Est-ce une fuite en avant plutôt que de traiter la situation actuelle, et d’y mettre les moyens ?

Ce qui est choquant c’est l’actualisation d’une concertation nationale en vue de légitimer l’euthanasie, de lancer un débat qui divise les Français, alors que la priorité est d’engager les moyens nécessaires à l’adaptation de la société au vieillissement de sa population. Notre solidarité à l’égard des plus vulnérables et des très âgés ne peut pas se concentrer sur la réponse euthanasique par compassion.

Que faudrait-il faire ? Que serait-il possible de faire ?

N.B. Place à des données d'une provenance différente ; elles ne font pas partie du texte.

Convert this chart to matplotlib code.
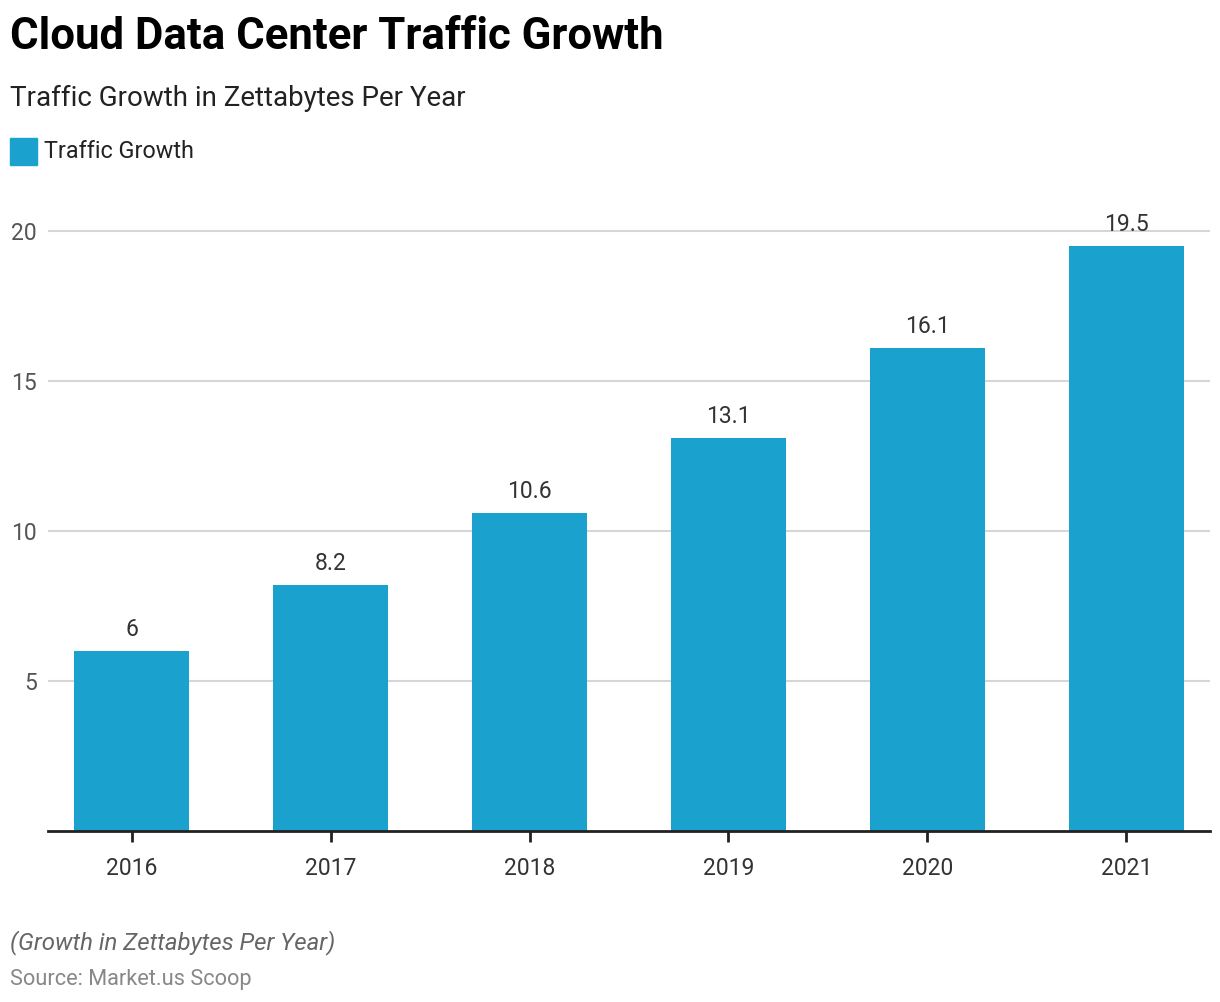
import matplotlib.pyplot as plt
import numpy as np

years = ['2016', '2017', '2018', '2019', '2020', '2021']
traffic = [6, 8.2, 10.6, 13.1, 16.1, 19.5]
value_labels = ['6', '8.2', '10.6', '13.1', '16.1', '19.5']
yticks = [5, 10, 15, 20]

bar_color = '#1aa1cd'
plt.rcParams['font.family'] = ['Roboto', 'DejaVu Sans']

fig = plt.figure(figsize=(12.2, 10.02), dpi=100)
ax = fig.add_axes([48/1220, 1-831/1002, (1210-48)/1220, 630/1002])

x = np.arange(len(years))
bars = ax.bar(x, traffic, width=0.58, color=bar_color, zorder=3)
for xi, v, lab in zip(x, traffic, value_labels):
    ax.annotate(lab, (xi, v), xytext=(0, 7), textcoords='offset points',
                ha='center', va='bottom', fontsize=16.5, color='#333333')

ax.set_xlim(-0.42, 5.42)
ax.set_ylim(0, 21)
ax.set_xticks(x)
ax.set_xticklabels(years, fontsize=16.5, color='#333333')
ax.set_yticks(yticks)
ax.set_yticklabels([str(t) for t in yticks], fontsize=16.5, color='#555555')
ax.tick_params(axis='x', direction='out', length=8, width=2, color='#222222', pad=11)
ax.tick_params(axis='y', length=0, pad=8)
ax.grid(axis='y', color='#d6d6d6', lw=1.5, zorder=0)
for s in ['top', 'right', 'left']:
    ax.spines[s].set_visible(False)
ax.spines['bottom'].set_color('#222222')
ax.spines['bottom'].set_linewidth(2)
ax.spines['bottom'].set_zorder(4)

fig.text(10/1220, 1-37/1002, 'Cloud Data Center Traffic Growth', fontsize=31.5,
         fontweight='bold', va='center', ha='left', color='#000000')
fig.text(10/1220, 1-98/1002, 'Traffic Growth in Zettabytes Per Year', fontsize=20,
         va='center', ha='left', color='#222222')
fig.patches.append(plt.Rectangle((10/1220, 1-165/1002), 27/1220, 27/1002,
                                 transform=fig.transFigure, color=bar_color))
fig.text(44/1220, 1-151/1002, 'Traffic Growth', fontsize=16.8,
         va='center', ha='left', color='#222222')
fig.text(10/1220, 1-943/1002, '(Growth in Zettabytes Per Year)', fontsize=17.3,
         style='italic', va='center', ha='left', color='#666666')
fig.text(10/1220, 1-979/1002, 'Source: Market.us Scoop', fontsize=15.7,
         va='center', ha='left', color='#888888')

fig.savefig('out.png', dpi=100)
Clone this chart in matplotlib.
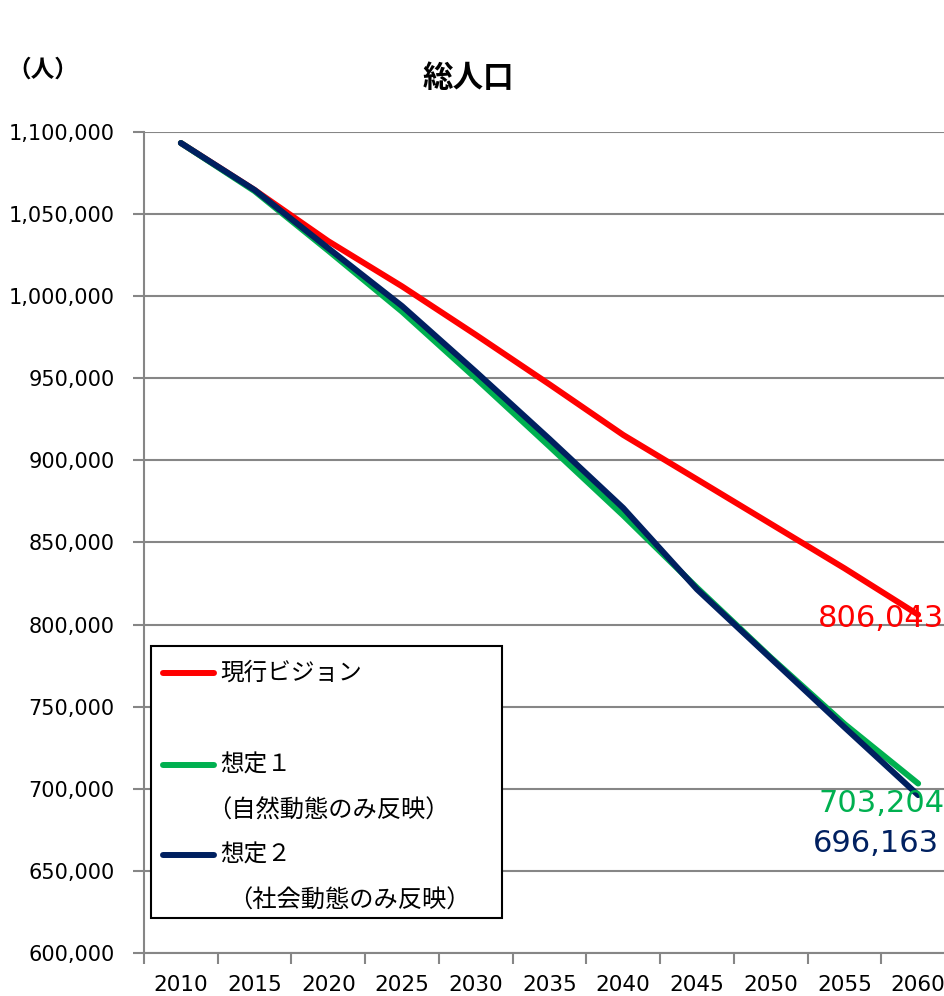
import numpy as np
import matplotlib
matplotlib.use('Agg')
import matplotlib.pyplot as plt
from matplotlib.patches import Rectangle
from matplotlib.lines import Line2D
from matplotlib.ticker import FuncFormatter, FixedLocator

# data
years = [2010, 2015, 2020, 2025, 2030, 2035, 2040, 2045, 2050, 2055, 2060]
vision = [1093300, 1064700, 1033500, 1006000, 976500, 946300, 915500, 888500, 861400, 834300, 806043]
case1 = [1093300, 1064000, 1027700, 990600, 950000, 908500, 866500, 822500, 780000, 739500, 703204]
case2 = [1093300, 1064700, 1029200, 994000, 954000, 913000, 871000, 821500, 779500, 737500, 696163]

series_names = ['現行ビジョン', '想定１', '想定２']
series_notes = ['', '（自然動態のみ反映）', '（社会動態のみ反映）']
colors = ['#FF0000', '#00B050', '#002060']

JP = ['Noto Sans CJK JP', 'DejaVu Sans']
W, H = 944, 996


def fx(px):
    return px / W


def fy(py):
    return 1 - py / H


fig = plt.figure(figsize=(W / 100, H / 100), dpi=100)
# plot area runs past the right edge like the original crop
ax = fig.add_axes([fx(144), fy(953), 811 / W, 821 / H])

x = np.arange(len(years))
for vals, c in zip([vision, case1, case2], colors):
    ax.plot(x, vals, color=c, lw=4.3, solid_capstyle='round', zorder=3)

# end labels
offsets = [(-100, -4), (-100, -20), (-105, -48)]
for vals, c, off in zip([vision, case1, case2], colors, offsets):
    ax.annotate(f'{vals[-1]:,}', xy=(x[-1], vals[-1]), xytext=off,
                textcoords='offset pixels', ha='left', va='center',
                fontsize=22, color=c, family='DejaVu Sans', zorder=4,
                annotation_clip=False)

ax.set_xlim(-0.5, len(years) - 0.5)
ax.set_ylim(600000, 1100000)
ax.set_yticks(np.arange(600000, 1100001, 50000))
ax.yaxis.set_major_formatter(FuncFormatter(lambda v, p: f'{int(v):,}'))
ax.grid(axis='y', color='#868686', lw=1.5)
ax.set_axisbelow(True)

ax.xaxis.set_major_locator(FixedLocator(np.arange(-0.5, len(years), 1.0)))
ax.xaxis.set_major_formatter(FuncFormatter(lambda v, p: ''))
ax.set_xticks(x, minor=True)
ax.set_xticklabels([str(y) for y in years], minor=True)
ax.tick_params(axis='x', which='major', length=8, width=1.5, color='#868686')
ax.tick_params(axis='x', which='minor', length=0, pad=16, labelsize=15.5)
ax.tick_params(axis='y', length=8, width=1.5, color='#868686', pad=13, labelsize=15)

for s in ['top', 'right']:
    ax.spines[s].set_visible(False)
for s in ['left', 'bottom']:
    ax.spines[s].set_color('#868686')
    ax.spines[s].set_linewidth(1.5)

fig.text(fx(468), fy(78), '総人口', ha='center', va='center', fontsize=22,
         fontweight='bold', family=JP)
fig.text(fx(43), fy(70), '（人）', ha='center', va='center', fontsize=17,
         fontweight='bold', family=JP)

# legend box drawn by hand to keep the Excel-style spacing
fig.patches.append(Rectangle((fx(151), fy(918)), (502 - 151) / W, (918 - 646) / H,
                             transform=fig.transFigure, facecolor='white',
                             edgecolor='black', lw=1.5, zorder=5))
rows = [(673, None), (765, 811), (855, 901)]
note_x = [207, 207, 228]
for name, note, c, (ly, ny), nx in zip(series_names, series_notes, colors, rows, note_x):
    fig.lines.append(Line2D([fx(163), fx(214)], [fy(ly), fy(ly)], transform=fig.transFigure,
                            color=c, lw=4.3, solid_capstyle='round', zorder=6))
    fig.text(fx(220), fy(ly), name, ha='left', va='center', fontsize=17, family=JP, zorder=6)
    if note:
        fig.text(fx(nx), fy(ny), note, ha='left', va='center', fontsize=17.5, family=JP, zorder=6)

fig.savefig('out.png', dpi=100)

Accepterons nous dans dix ans que, faute de moyens, les gens fatigués de vivre dans l’indignité réclament de mourir ? C’est une question de moyens et de prévention. Il faut repenser la solidarité vis-à-vis des personnes vieillissantes. Celle ci doit être pensée avec les interressés eux mêmes. La loi Grand Âge était un énorme chantier qui est abandonné, avec beaucoup d’aspects intéressants, comme l'habitat, la mobilité, le changement de regard sur ce qui est vieillir.

Qu’est-ce que cela dit de notre société ?

L'âgisme gouverne notre société. La honte de vieillir est présente chez les personnes vieillissantes qui se sentent mises de côté. Nous sommes dans une société qui a des valeurs de rentabilité, de jeunisme, d’effectivité, et qui est en train de se déshumaniser, malgré les efforts certains associations humanistes qui sont l’honneur de notre société.